Friday, April 11, 2008

A new kind of violence, a new kind of conversation

Last night I was sitting in my office; it was near the end of the night and I was getting ready to go home and I hadn’t seen a student in about half an hour, so I was scrolling through the news. My eye caught a headline that said something like “Teens charged in Youtube beating”. I clicked. I felt sick.

I’m not sure what I want to say about this—other than the fact that I feel shocked and a little bit nauseated and then simply naïve. I have worked in high schools since 2001 and I can’t imagine the girls I know exhibiting this kind of behavior. But then I stop myself—can I? I literally feel dizzy when I look at stills from this video taped in a Florida home, which is why I haven’t posted a link here. Because by viewing this video, are we sensationalizing a deeply personal and hurtful experience? Are we contributing to undue fame and recognition for teenagers who have committed a heinous and unbelievable act? Does talking about these things—even writing on this blog—contribute to such events as a videotaped beating of a girl by her peers? I don’t have an answer but there is an underground culture of violence and hunger for recognition that is getting stronger and stronger and that we as a community have a responsibility to combat. I have written about bullying for years—first as a student pursuing my M.A. in Counseling, as a fiction writer, as a school counselor developing curriculum. I have researched and talked about how the way boys bully differs from the way girls bully, how this behavior changes with age and maturity, I have worked with colleagues to develop methods for discussing and punishing the new-ish phenomenon of cyber-bullying, which so often happens off of school grounds. But this is something all new and asks us all tore-examine the way we communicate.

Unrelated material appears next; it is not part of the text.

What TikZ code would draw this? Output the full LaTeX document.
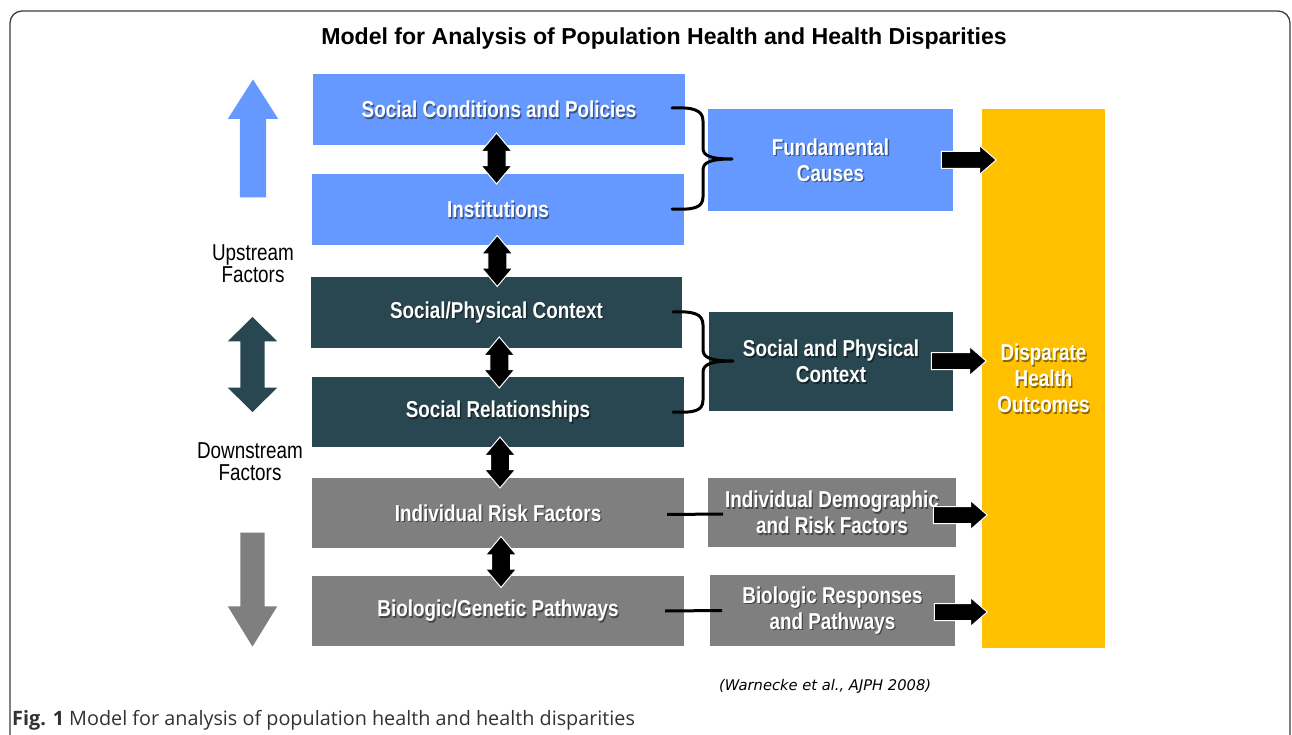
\documentclass[tikz,border=0pt]{standalone}
\usepackage{fontspec}
\setmainfont{Liberation Sans}
\newfontfamily\narrowsans[FakeStretch=0.82]{Liberation Sans}
\newfontfamily\captionsans{Open Sans}
\newfontfamily\citesans{DejaVu Sans}
\usetikzlibrary{shapes.arrows,calc}

\definecolor{upblue}{RGB}{102,153,255}
\definecolor{ctxteal}{RGB}{40,71,80}
\definecolor{riskgray}{RGB}{127,127,127}
\definecolor{outgold}{RGB}{255,192,0}
\definecolor{framegray}{RGB}{60,60,60}
\definecolor{captiongray}{RGB}{50,50,50}

% white label with a soft drop shadow
\newcommand\shadowlabel[3]{%
  \node[lbl, text=black, opacity=0.45] (#1-sh) at ($(#2)+(1.3,1.3)$) {#3};
  \node[lbl] (#1) at (#2) {#3};}

\begin{document}
\begin{tikzpicture}[x=1pt,y=-1pt,
  panel/.style={rectangle, inner sep=0pt, outer sep=0pt, draw=none},
  lbl/.style={font=\narrowsans\bfseries\fontsize{23}{26}\selectfont,
              text=white, align=center, inner sep=0pt},
  sidelbl/.style={font=\narrowsans\fontsize{23}{22}\selectfont,
              text=black, align=center, inner sep=0pt},
  linkarrow/.style={double arrow, rotate=90, fill=black, draw=white,
              line width=1pt, inner xsep=0pt, inner ysep=9pt,
              minimum height=51pt, double arrow head extend=6pt,
              double arrow tip angle=80},
  outarrow/.style={single arrow, anchor=tip, fill=black, draw=white,
              line width=1pt, inner xsep=0pt, inner ysep=8pt,
              single arrow head extend=6pt, single arrow tip angle=82},
  brace/.style={line width=3pt, draw=black, line cap=round, line join=round},
  tie/.style={line width=3pt, draw=black}]

\useasboundingbox (0,0) rectangle (1292,735);

% outer frame (its lower edge runs below the page)
\draw[line width=1.3pt, framegray, rounded corners=12pt]
  (10,745) |- (1290,11) -- (1290,745);

% title
\node[font=\bfseries\fontsize{23.1}{26}\selectfont, anchor=base, inner sep=0pt]
  (title) at (664,44.5) {Model for Analysis of Population Health and Health Disparities};

% level boxes
\node[panel, fill=upblue,   minimum width=372, minimum height=71] (sc)   at (499,109.5) {};
\node[panel, fill=upblue,   minimum width=372, minimum height=71] (inst) at (498,209.5) {};
\node[panel, fill=ctxteal,  minimum width=371, minimum height=71] (spc)  at (496.5,312.5) {};
\node[panel, fill=ctxteal,  minimum width=372, minimum height=70] (srel) at (498,412) {};
\node[panel, fill=riskgray, minimum width=372, minimum height=70] (irf)  at (498,513) {};
\node[panel, fill=riskgray, minimum width=372, minimum height=70] (bgp)  at (498,611) {};

% grouped boxes and outcome column
\node[panel, fill=upblue,   minimum width=245, minimum height=102] (fc)  at (830.5,160) {};
\node[panel, fill=ctxteal,  minimum width=244, minimum height=99]  (spx) at (831,361.5) {};
\node[panel, fill=riskgray, minimum width=248, minimum height=69]  (idr) at (832,512.5) {};
\node[panel, fill=riskgray, minimum width=245, minimum height=71]  (brp) at (832.5,610.5) {};
\node[panel, fill=outgold,  minimum width=123, minimum height=539] (dho) at (1043.5,378.5) {};

% box labels
\shadowlabel{sc-t}{sc}{Social Conditions and Policies}
\shadowlabel{inst-t}{inst}{Institutions}
\shadowlabel{spc-t}{spc}{Social/Physical Context}
\shadowlabel{srel-t}{srel}{Social Relationships}
\shadowlabel{irf-t}{irf}{Individual Risk Factors}
\shadowlabel{bgp-t}{bgp}{Biologic/Genetic Pathways}
\shadowlabel{fc-t}{fc}{Fundamental\\Causes}
\shadowlabel{spx-t}{spx}{Social and Physical\\Context}
\shadowlabel{idr-t}{idr}{Individual Demographic\\and Risk Factors}
\shadowlabel{brp-t}{brp}{Biologic Responses\\and Pathways}
\shadowlabel{dho-t}{dho}{Disparate\\Health\\Outcomes}

% upstream / downstream scale
\node[single arrow, rotate=90, anchor=tip, fill=upblue, inner xsep=0pt, inner ysep=13pt,
      minimum height=118pt, single arrow head extend=12pt, single arrow tip angle=65]
  (upa) at (253,79) {};
\node[double arrow, rotate=90, fill=ctxteal, inner xsep=0pt, inner ysep=12pt,
      minimum height=95pt, double arrow head extend=12.5pt, double arrow tip angle=91]
  (mida) at (252.5,364.5) {};
\node[single arrow, rotate=-90, anchor=tip, fill=riskgray, inner xsep=0pt, inner ysep=12pt,
      minimum height=114pt, single arrow head extend=12.5pt, single arrow tip angle=63]
  (downa) at (252.5,647) {};
\node[sidelbl] (upl) at (253,264) {Upstream\\Factors};
\node[sidelbl] (downl) at (250,462) {Downstream\\Factors};

% links between neighbouring levels
\node[linkarrow] (l1) at ($(sc.south)!0.5!(inst.north)+(-2,-1)$) {};
\node[linkarrow] (l2) at ($(inst.south)!0.5!(spc.north)$) {};
\node[linkarrow] (l3) at ($(spc.south)!0.5!(srel.north)+(2,0)$) {};
\node[linkarrow] (l4) at ($(srel.south)!0.5!(irf.north)+(2,0)$) {};
\node[linkarrow] (l5) at ($(irf.south)!0.5!(bgp.north)+(3,0)$) {};

% braces grouping the upper levels
\coordinate (b1top) at (672,108);
\coordinate (b1tip) at (732,159);
\coordinate (b1bot) at (672,209);
\draw[brace] (b1top) .. controls (693,107) and (703,110) .. (703,121)
  -- (703,148) .. controls (703,156) and (711,159) .. (b1tip)
  .. controls (711,159) and (703,162) .. (703,170)
  -- (703,197) .. controls (703,208) and (693,210) .. (b1bot);
\coordinate (b2top) at (673,312);
\coordinate (b2tip) at (733,361);
\coordinate (b2bot) at (673,412);
\draw[brace] (b2top) .. controls (694,311) and (703,314) .. (703,325)
  -- (703,350) .. controls (703,358) and (712,361) .. (b2tip)
  .. controls (712,361) and (703,364) .. (703,372)
  -- (703,400) .. controls (703,411) and (694,413) .. (b2bot);

% one-to-one ties for the lower levels
\draw[tie] ($(irf.east)+(-17,1.5)$) -- ($(idr.west)+(15,1.5)$);
\draw[tie] ($(bgp.east)+(-19,0)$) -- ($(brp.west)+(12,0)$);

% contributions to the outcomes
\node[outarrow, minimum height=55pt] (o1) at ($(dho.west |- fc.east)+(15,0)$) {};
\node[outarrow, minimum height=55pt] (o2) at ($(dho.west |- spx.east)+(5,-0.5)$) {};
\node[outarrow, minimum height=54pt] (o3) at ($(dho.west |- idr.east)+(6,2.5)$) {};
\node[outarrow, minimum height=53pt] (o4) at ($(dho.west |- brp.east)+(6,1.5)$) {};

% source and caption
\node[font=\citesans\itshape\fontsize{14.7}{17}\selectfont, anchor=base west, inner sep=0pt]
  (src) at (719,690) {(Warnecke et al., AJPH 2008)};
\node[font=\captionsans\fontsize{19.8}{23}\selectfont, text=captiongray, anchor=base west, inner sep=0pt]
  (cap) at (12,725) {\textbf{Fig. 1} Model for analysis of population health and health disparities};

\end{tikzpicture}
\end{document}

What about this? What about bullying for fame and recognition? This is something that parents and educators alone can only begin to discuss—this poses a question and brings to light an issue that is so much bigger than all of us. There is something very wrong. I know that by writing on this blog, by talking in person, by posting comments and hosting real roundtables and initiating conversations we can only start. But it is the way we use ever-changing technology that needs to be addressed. It is part of education now. It has to be.


Anne Spollen said...
This comment has been removed by the author.
Anne Spollen said...

I think this problem has been around for a very long time. I attended New York City public schools, and I remember learning how to avoid bullies and their sidekicks very early on. We never talked about them to our teachers or parents.
I think technology is now serving to illuminate this behavior. The bullies we grew up with did have a certain amount of fame - limited to our schoolyard - but fame and power nonetheless. As schools openly discuss forms of bullying, kids will learn strategies to deal with them and hopefully disempower them early on.

April 12, 2008 9:02 AM

Heather said...

Anne, I completely agree that bullying is NOTHING new, and that strategies for disempowering bullies are exactly what we need to be instilling. What scares me, what IS new-ish I feel, is the way that a very public and widespread kind of fame and the promise of an audience can inspire the most terrifying of behavior... technology is illuminating some secret behavior but sometimes I just wonder, is it making it WORSE too?

Anne Spollen said...

Absolutely tech is making bullying worse. But sometimes things have to get worse before they get better.
While YouTube and those type of venues play right into a bully's perverse delight, they also serve to call attention to their behavior. Bullies need secrets and silence to thrive. Hopefully, the recent attention will result in steps to prevent, and eventually eradicate, their behavior.

Joy said...

i have to agree with anne spollen.
this behavior has been around for ages.
walking around in a uniform skirt back in the day when only catholic school or private school kids wore them believe me it made you a huge target.
but all that said the age of technology has caused the demise of many aspects of our society--we've talked about this heath. in taking a spin from what warhol said everybody kind of wants their fifteen minutes except know everyone has an immediate way to get it. whereas before "fame" was little harder to access, now anyone can consider themselves famous or a star with access to a computer.